Columbus Discount's Holy Grail

Singles Clubs are a crapshoot. Anyone outside of the Columbus City Limits may have been suspect to simply jump onboard to the Columbus Discount Records great space coaster of a singles club, if only because most of the reported offerings were homegrown – I’d be hesitant to sign onto a label from Omaha’s club without some knowledge of the roster. It’s a good thing that folk have trust in our scene, as it’s surviving and thriving and spreading its influence far from the stretch of road that connects Washington Beach to Rontown. The CDR YR One is almost coming to an end (I’m thinking only Psych Horse and the Slicks have obligations on the way) and there’s rumor swirling YR 2 is even better, at least bigger – it would be hard to top some of the singles this club has pressed for our amusement.

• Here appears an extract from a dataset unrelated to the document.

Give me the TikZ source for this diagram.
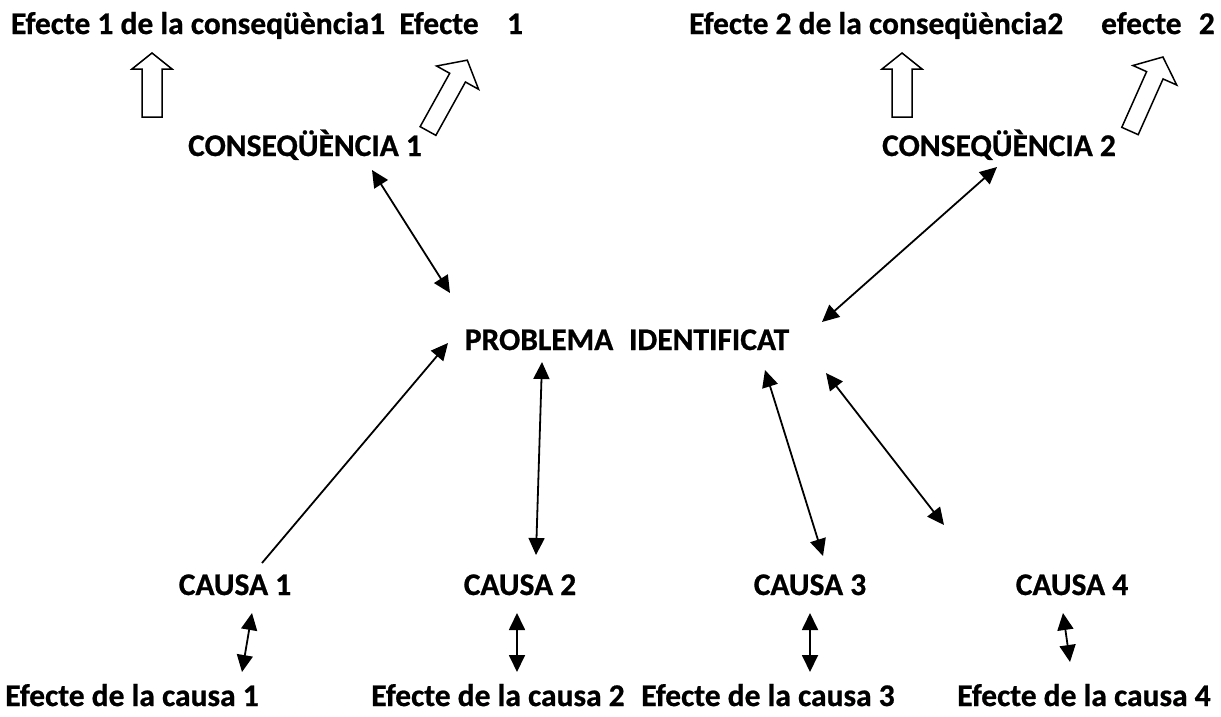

But likely the biggest surprise that has come from the whole subscription is “The Voices of Men” – and lo and behold it doesn’t even bear a CDR label, it bears no label other than a blank white label. It was privately pressed. It was given as a gift. It’s absolutely free if you want it. And it’s likely a piece of the Holy Grail that CDR is just now searching for. The only info one will acquire from the small rectangular insert that comes with “The Voices of Men” is that it was recorded by Nudge Squidfish and Jim Shepard somewhere in the ‘80s. That’s all you get. It’s one-sided, so no reason to flip, instead just soak in the two odd minutes of creepy wonder. Jim Shepard almost turns in a disco number here, with a pulsating synth-beat, a flaying of flanged guitar trails, and the munchkin voices of mischief cajoling behind him. His message, as always, is potent, out to rally the proles against the bourgeoisie, and get them all over to his side.

Listening through a smattering of older V-3 from older times, I’ve noticed the fascination, or perhaps forced parallelization of Shepard and Jim Jones. “The Voices of Men” ends with Jones at the pulpit – not sure if this was the final kool-aid procession. Nothing as harsh or massive, but from a Columbus bunker, Shepard plotted his inevitable (in his eyes) coup of the music industry and the detritus of celebrity and hyperbole that surrounded it. With his art – I distinctly remember the guy claiming Photograph Burns was one of the top five pieces of art in HISTORY, and I often believed him – he was bound to eventually topple the ideals of the ideal model, the penetration of unfiltered, unfettered, thought and pure expression through his words and music. This little unreleased gem may not change the world towards his ends, but it might just be the tip of the iceberg that opens the vaults for everyone to hear. For now, I’m game to get to pressing that Live ’97 Bernie’s bootleg, wherein V-3 literally destroys the dank club. That shit is brutal. Please CDR, next week? Let’s do this.

1 comment:

Jason said...

Nice review, couldn't find info on this anywhere.